Tom Yawkey buys Red Sox
The first two slides paint an ugly portrait of Tom Yawkey and decisions that based on our perspective are quite questionable, but the reality is Yawkey saved the team. Without Yawkey there would likely be a Red Sox team, but not in Boston. They were dead broke, with a wrecked ballpark, no fans, and a history of baseball cellar-dwelling when a 30-year-old Yawkey inherited his uncle’s wealth.
Yawkey bought the team in 1933 for a paltry $1.25 MM, but this was an age when the country was mired in the Great Depression and baseball was not excluded from the misery. How bad was it for the Red Sox? In 1926 part of the park burned down and was not rebuilt. The team had just finished a 43-111 season that was symptomatic of performances since the team was gutted more than a decade earlier.
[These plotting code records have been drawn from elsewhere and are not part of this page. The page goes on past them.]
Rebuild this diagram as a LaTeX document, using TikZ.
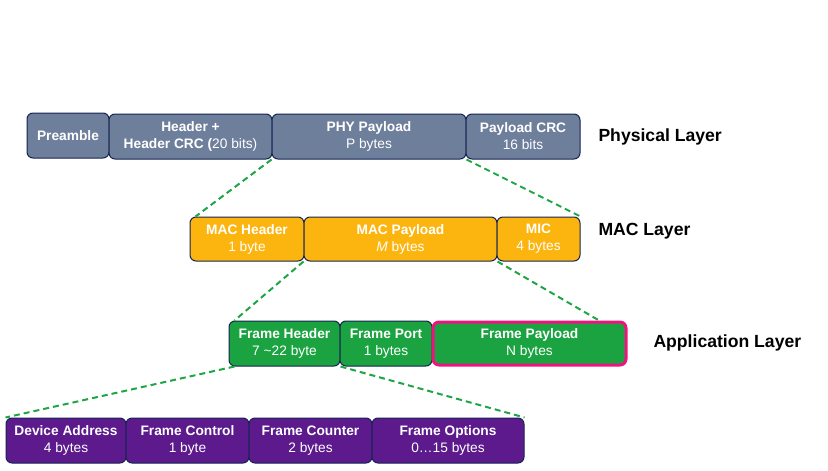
\documentclass[tikz,border=0pt]{standalone}
\usepackage{fontspec}
\setmainfont{Liberation Sans}

\definecolor{phygray}{RGB}{110,127,156}
\definecolor{macorange}{RGB}{252,180,14}
\definecolor{appgreen}{RGB}{26,163,64}
\definecolor{fhdrpurple}{RGB}{92,26,140}
\definecolor{edgenavy}{RGB}{22,36,82}
\definecolor{paypink}{RGB}{240,19,127}
\definecolor{linkgreen}{RGB}{30,165,70}

\tikzset{every picture/.style={line width=0.75pt}}
\tikzset{
  field/.style={draw=edgenavy, rounded corners=4.5pt, inner sep=0pt, align=center,
    text=white, font=\fontsize{10.3}{12.8}\selectfont, minimum height=33.75pt},
  phyfield/.style={field, fill=phygray},
  macfield/.style={field, fill=macorange, minimum height=33pt},
  appfield/.style={field, fill=appgreen},
  fhdrfield/.style={field, fill=fhdrpurple},
  layername/.style={anchor=west, inner sep=0pt, font=\fontsize{13.2}{15}\selectfont\bfseries},
  link/.style={draw=linkgreen, line width=1.5pt, dash pattern={on 4.5pt off 3pt}}
}

\begin{document}
\begin{tikzpicture}[x=0.75pt,y=0.75pt,yscale=-1,xscale=1]
\useasboundingbox (0,0) rectangle (828,471);

% Physical layer
\node [phyfield, minimum width=61.5pt] (preamble) at (68,135.5) {\textbf{Preamble}};
\node [phyfield, minimum width=122.25pt] (phdr) at (190.5,136.5) {\textbf{Header +}\\\textbf{Header CRC (}20 bits)};
\node [phyfield, minimum width=145.5pt] (phypay) at (369,136.5) {\textbf{PHY Payload}\\P bytes};
\node [phyfield, minimum width=85.5pt] (paycrc) at (523,136.5) {\textbf{Payload CRC}\\16 bits};
\node [layername] (phylabel) at (598,137) {Physical Layer};

% MAC layer
\node [macfield, minimum width=85.5pt] (machdr) at (247,239) {\textbf{MAC Header}\\1 byte};
\node [macfield, minimum width=144.75pt] (macpay) at (400.5,239) {\textbf{MAC Payload}\\\textit{M} bytes};
\node [macfield, minimum width=62.25pt] (mic) at (538.5,239) {\textbf{MIC}\\4 bytes};
\node [layername] (maclabel) at (598,231) {MAC Layer};

% Application layer
\node [appfield, minimum width=83.25pt] (fhdr) at (284.5,343.5) {\textbf{Frame Header}\\7 \textasciitilde22 byte};
\node [appfield, minimum width=69pt] (fport) at (386,343.5) {\textbf{Frame Port}\\1 bytes};
\node [appfield, draw=paypink, line width=2.25pt, minimum width=144.75pt, minimum height=32.25pt] (fpay) at (529.5,343.5) {\textbf{Frame Payload}\\N bytes};
\node [layername] (applabel) at (653,343) {Application Layer};
\coordinate (fpayend) at (600,321);

% Frame header fields
\node [fhdrfield, minimum width=90pt] (devaddr) at (66,440.5) {\textbf{Device Address}\\4 bytes};
\node [fhdrfield, minimum width=92.25pt] (fctrl) at (187.5,440.5) {\textbf{Frame Control}\\1 byte};
\node [fhdrfield, minimum width=92.25pt] (fcnt) at (310.5,440.5) {\textbf{Frame Counter}\\2 bytes};
\node [fhdrfield, minimum width=114pt] (fopts) at (448,440.5) {\textbf{Frame Options}\\0\dots15 bytes};

% dashed links
\draw [link] (phypay.south west) -- ([xshift=4.5pt]machdr.north west);
\draw [link] (phypay.south east) -- (mic.north east);
\draw [link] (macpay.south west) -- ([xshift=4.5pt]fhdr.north west);
\draw [link] (macpay.south east) -- (fpayend);
\draw [link] ([xshift=4.5pt]fhdr.south west) -- (devaddr.north west);
\draw [link] (fhdr.south east) -- (fopts.north east);

\end{tikzpicture}
\end{document}
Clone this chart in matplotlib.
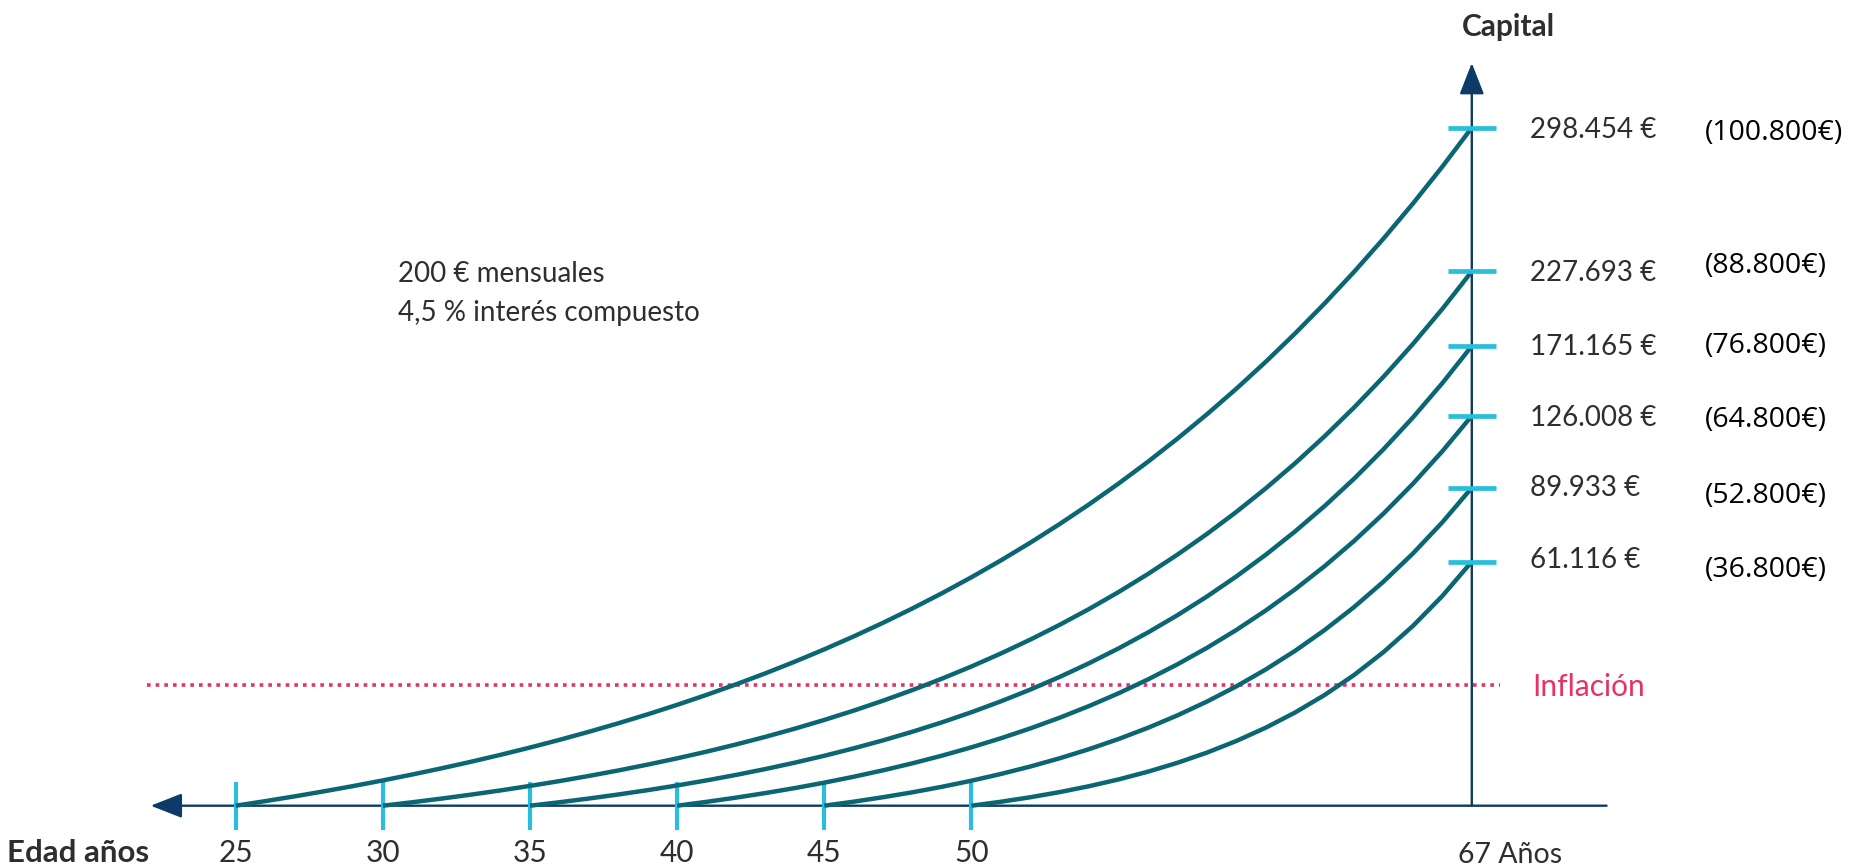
import matplotlib
matplotlib.use("Agg")
import matplotlib.pyplot as plt

# ---------------------------------------------------------------------------
# Datos
# ---------------------------------------------------------------------------
edades_inicio = [25, 30, 35, 40, 45, 50]
edad_jubilacion = 67

capital_final = [298454, 227693, 171165, 126008, 89933, 61116]
capital_texto = ["298.454 €", "227.693 €", "171.165 €", "126.008 €", "89.933 €", "61.116 €"]
aportado_texto = ["(100.800€)", "(88.800€)", "(76.800€)", "(64.800€)", "(52.800€)", "(36.800€)"]

# Capital acumulado (€) año a año en cada trayectoria de ahorro
edades_25 = list(range(25, 68))
capital_25 = [0, 2000, 4108, 6329, 8669, 11135, 13734, 16473, 19358, 22399,
              25604, 28981, 32539, 36289, 40240, 44404, 48792, 53416, 58289, 63424,
              68834, 74536, 80544, 86875, 93547, 100578, 107987, 115794, 124021, 132690,
              141826, 151453, 161597, 172287, 183553, 195424, 207933, 221115, 235006,
              249644, 265068, 281323, 298454]

edades_30 = list(range(30, 68))
capital_30 = [0, 1472, 3045, 4726, 6521, 8440, 10490, 12680, 15020, 17520,
              20192, 23046, 26096, 29355, 32836, 36556, 40531, 44778, 49315, 54163,
              59343, 64878, 70791, 77109, 83860, 91073, 98780, 107014, 115812, 125212,
              135257, 145988, 157454, 169705, 182795, 196781, 211723, 227693]

edades_35 = list(range(35, 68))
capital_35 = [0, 1286, 2675, 4174, 5792, 7539, 9426, 11462, 13660, 16033,
              18596, 21362, 24347, 27571, 31051, 34808, 38864, 43243, 47970, 53073,
              58582, 64530, 70951, 77883, 85366, 93445, 102166, 111582, 121746, 132720,
              144567, 157356, 171165]

edades_40 = list(range(40, 68))
capital_40 = [0, 1249, 2608, 4088, 5700, 7455, 9367, 11448, 13715, 16183,
              18871, 21798, 24984, 28454, 32233, 36348, 40828, 45707, 51020, 56805,
              63104, 69964, 77433, 85567, 94424, 104069, 114571, 126008]

edades_45 = list(range(45, 68))
capital_45 = [0, 1141, 2405, 3805, 5355, 7073, 8976, 11083, 13418, 16004,
              18868, 22041, 25555, 29448, 33760, 38536, 43827, 49687, 56180, 63371,
              71335, 80158, 89933]

edades_50 = list(range(50, 68))
capital_50 = [0, 987, 2116, 3409, 4890, 6585, 8525, 10747, 13291, 16203,
              19537, 23354, 27724, 32727, 38455, 45013, 52520, 61116]

trayectorias = [
    (edades_25, capital_25),
    (edades_30, capital_30),
    (edades_35, capital_35),
    (edades_40, capital_40),
    (edades_45, capital_45),
    (edades_50, capital_50),
]

# ---------------------------------------------------------------------------
# Diseño
# ---------------------------------------------------------------------------
W, H, DPI = 1850, 866, 100
PT = 72 / DPI  # puntos por píxel

TEAL = "#0b6673"
NAVY = "#0d3a66"
CYAN = "#29bfdc"
CRIMSON = "#e5336a"
TEXTO = "#2e2e2e"

plt.rcParams["font.family"] = ["Lato", "DejaVu Sans"]

# Altura relativa de cada marca del eje de capital (esquema no lineal)
altura_marca = [1.0, 0.788, 0.678, 0.575, 0.469, 0.360]
nivel_inflacion = 0.178

# Límites del lienzo en unidades de datos
X0, X1 = 16.990, 79.851
Y0, Y1 = -0.08894, 1.18835

fig = plt.figure(figsize=(W / DPI, H / DPI), dpi=DPI)
fig.patch.set_facecolor("white")
ax = fig.add_axes([0, 0, 1, 1])
ax.set_xlim(X0, X1)
ax.set_ylim(Y0, Y1)
ax.axis("off")

# Ejes con flecha
flecha = dict(arrowstyle="-|>,head_length=0.97,head_width=0.38", mutation_scale=20,
              lw=1.7, color=NAVY, shrinkA=0, shrinkB=0)
ax.annotate("", xy=(22.11, 0), xytext=(71.58, 0), arrowprops=flecha, zorder=1)
ax.annotate("", xy=(edad_jubilacion, 1.0954), xytext=(edad_jubilacion, 0),
            arrowprops=flecha, zorder=1)

# Línea de inflación
ax.plot([22.0, 67.96], [nivel_inflacion, nivel_inflacion], color=CRIMSON, lw=2.6,
        ls=(0, (1, 1.4)), zorder=1)
ax.annotate("Inflación", xy=(edad_jubilacion, nivel_inflacion),
            xytext=(60 * PT, -10.8 * PT), textcoords="offset points",
            ha="left", va="baseline", fontsize=21.5, color=CRIMSON)

# Marcas y etiquetas de edad
ax.plot(edades_inicio, [0] * len(edades_inicio), ls="none", marker="|", ms=35,
        mew=3.0, color=CYAN, zorder=2)
for e in edades_inicio:
    ax.annotate(str(e), xy=(e, 0), xytext=(0, -56.5 * PT), textcoords="offset points",
                ha="center", va="baseline", fontsize=21.5, color=TEXTO)
ax.annotate("67 Años", xy=(edad_jubilacion, 0), xytext=(-14 * PT, -57.5 * PT),
            textcoords="offset points", ha="left", va="baseline", fontsize=20.5,
            color=TEXTO)

# Curvas de capital, cada una con su propia escala en euros
ajuste_valor = [0, 0, 1, 0, 2, 4]
ajuste_aportado = [-2.3, 8.7, 3, -1.3, -5.3, -5.3]
for i, (edades, capital) in enumerate(trayectorias):
    axc = ax.twinx()
    escala = capital_final[i] / altura_marca[i]
    axc.set_ylim(Y0 * escala, Y1 * escala)
    axc.set_axis_off()
    axc.plot(edades, capital, color=TEAL, lw=3.2, solid_capstyle="butt",
             solid_joinstyle="round", zorder=2)
    axc.plot([edad_jubilacion], [capital_final[i]], ls="none", marker="_", ms=35,
             mew=3.4, color=CYAN, zorder=3)
    axc.annotate(capital_texto[i], xy=(edad_jubilacion, capital_final[i]),
                 xytext=(58 * PT, (-10 + ajuste_valor[i]) * PT), textcoords="offset points",
                 ha="left", va="baseline", fontsize=20, color=TEXTO)
    axc.annotate(aportado_texto[i], xy=(edad_jubilacion, capital_final[i]),
                 xytext=(233 * PT, (-10.2 + ajuste_aportado[i]) * PT),
                 textcoords="offset points", ha="left", va="baseline",
                 fontsize=20.5, color="black", family=["Open Sans", "DejaVu Sans"])

# Títulos de los ejes y nota
fig.text(1462 / W, 1 - 36 / H, "Capital", ha="left", va="baseline", fontsize=21.5,
         fontweight="bold", color=TEXTO)
fig.text(7 / W, 1 - 862 / H, "Edad años", ha="left", va="baseline", fontsize=22.5,
         fontweight="bold", color=TEXTO)
fig.text(398 / W, 1 - 282 / H, "200 € mensuales", ha="left", va="baseline",
         fontsize=20, color=TEXTO)
fig.text(398 / W, 1 - 321 / H, "4,5 % interés compuesto", ha="left", va="baseline",
         fontsize=20, color=TEXTO)

fig.savefig("out.png", dpi=DPI, facecolor="white")
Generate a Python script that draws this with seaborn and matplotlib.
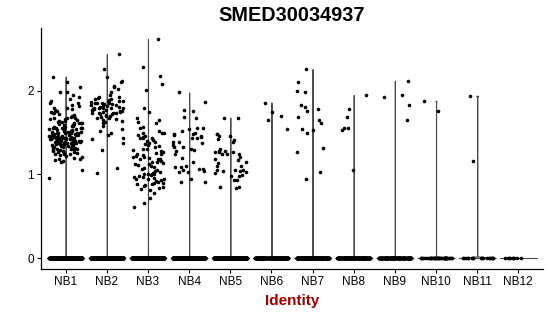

Yawkey got to work and the first major construction was not the lineup – that would come later – but the playground. Fenway Park was going to be rebuilt almost from the ground up. In the middle of construction, another fire occurred, but this was Yawkey and Yawkey had something else to burn – money. Double shifts and get the job done.
The new and improved park – if you call those troughs in the men’s room state of the art – needed something on the field. The depression offered opportunities since other notable franchises were wallowing in debt and despair. In trades that were cash payments, Yawkey secured talent and not just any talent. Lefty Grove and Jimmie Foxx came to Boston among others.
The history of Yawkey is notorious as far as using money as a potential panacea for losing. The Red Sox reportedly had the highest payroll, spent lavishly on bonus players, and later dove full force into free agency. If a player had a price tag Yawkey would meet it.
The reinvigorating of the franchise in 1967 after several years of stagnation set in motion a mentality that exists today. The Red Sox invariably – even in their latest cost management phase – remains among the élite in payroll expenditures. The team also has returned to its roots of the early 20th century with Royal Rooters by the millions – all made possible by Yawkey.